El año pasado por estas fechas, entre el 4 y el 8 de agosto para ser exactos, visitaba este castigado país Michelle Obama, esposa como se sabe del hombre más poderoso del mundo, el Presidente norteamericano. Ni siquiera le acompañaba su deseado marido, aunque en algún momento al zetapismo nacional se le caía la baba esperando que, al final, se decidiera a hacerlo.
 
            Un medio tan significado como El País decía entonces cosas como éstas: “No se sabe muy bien cómo ni por qué, pero había elegido ese lugar para pasar cuatro días de sus vacaciones y los ojos del mundo iban a verlo en directo”. “Y ahí que se instaló la señora Obama con una comitiva de unas setenta personas, que incluye a los miembros del servicio secreto y a algunos amigos de la familia”.
 
            Nadie se acordaba entonces del coste de la visita para las arcas españolas. ¿O alguien se cree que porque Michelle Obama se pagara su propia habitación por ser una visita a título privado, la dichosa visita no le costaba un duro al erario español? Ja, ja, y requetejá. Nunca podremos saber lo que esa visita costó en policía, seguridad, inteligencia, incluso en los despachos de los lobbies españoles en Washington. Pero entonces nadie, repito, nadie, se acordaba de eso, y con muy buen criterio por cierto, todos nos felicitábamos por el beneficio que para este castigado país tenía tan providencial visita, y de la campaña de marketing incosteable que la misma representaba para el necesitado turismo patrio.
 
            La Sra. Obama vino y se fue. Trajo, como bien señalaba El País, setenta personas en su séquito, todos ellos norteamericanos, los cuales realizarían buenos consumos, y alguna vez también, se acordarían de explicar lo guay que se lo habían pasado en España. Doña Michelle se dejó ver poco, muy poco la verdad,- recuerdo las quasi-clandestinas fotografías robadas detrás de una lona de una tienda de campaña-, y todos los medios españoles y algunos pocos extranjeros, probablemente más en los Estados Unidos, le dedicaron algunos segundos de su carísima y estimadísima programación.
 
            Hoy el visitante es Su Santidad el Papa. Coste de la visita, posiblemente parecido, tal vez algo más, quién sabe si hasta menos. En el otro plato de la balanza, los medios españoles como locos, los del resto del mundo, parecido. Todos los noticieros del mundo, escritos, hablados, pixelados, con la JMJ en su cabecera, y con ella, España, Madrid, el sol, la cibeles… El séquito no lo componen esta vez setenta personas, no.

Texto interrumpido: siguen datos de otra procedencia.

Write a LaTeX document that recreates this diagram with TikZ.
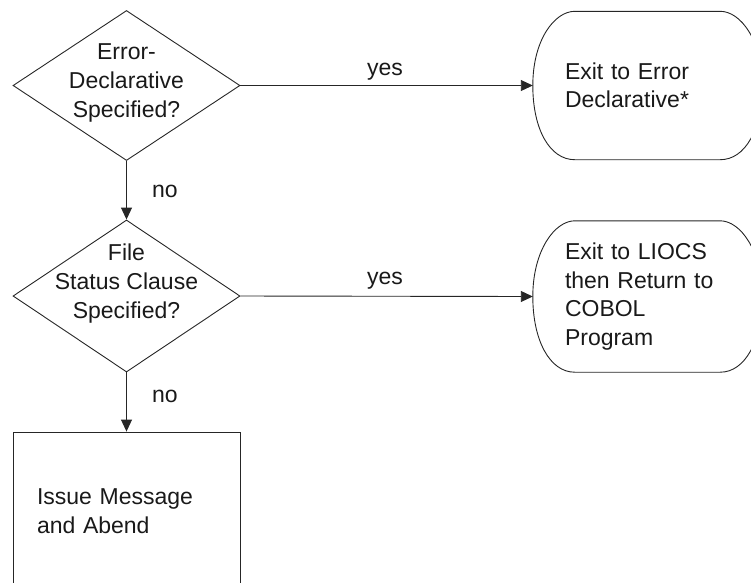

Lo componen… ¡¡¡un millón y medio!!! sin un solo país del mundo que no haya contribuído a él. Con que un 5% sean de alto nivel… ¡¡¡setenta y cinco mil turistas de alto standing!!! Todos ellos convertidos en una ventana que mira a España, que habla de España, que aconseja España, que fotografía España, que querrá volver a España.
 
            Y aquí, sin embargo, una serie de inquisidores revestidos con el hábito del sumo sacerdote para rasgárselo ostentosamente, a ninguno de los cuales por cierto oí abrir el pico cuando de Michelle Obama se trató, haciéndose los pacatos con las depauperadas arcas españolas, tan pacatos y celosos como ajenos al tema cuando de las suculentas subvenciones que les caen a ellos hablamos.
 
            Una cosa sí es cierta: si esto es todo lo que se les ocurre a los activistas anticristianos de todo pelo, entre los cuales, por cierto, no pocos con apellido “cristiano”, (¡hay que “jo...rse”!), mucho me temo que no tengan otra cosa que decir, y que nunca será de tanta aplicación aquello que atribuyen al genial Alonso de Quijada, bastante menos loco de lo que acostumbra a decirse: “¡Ladran, Sancho, luego cabalgamos!”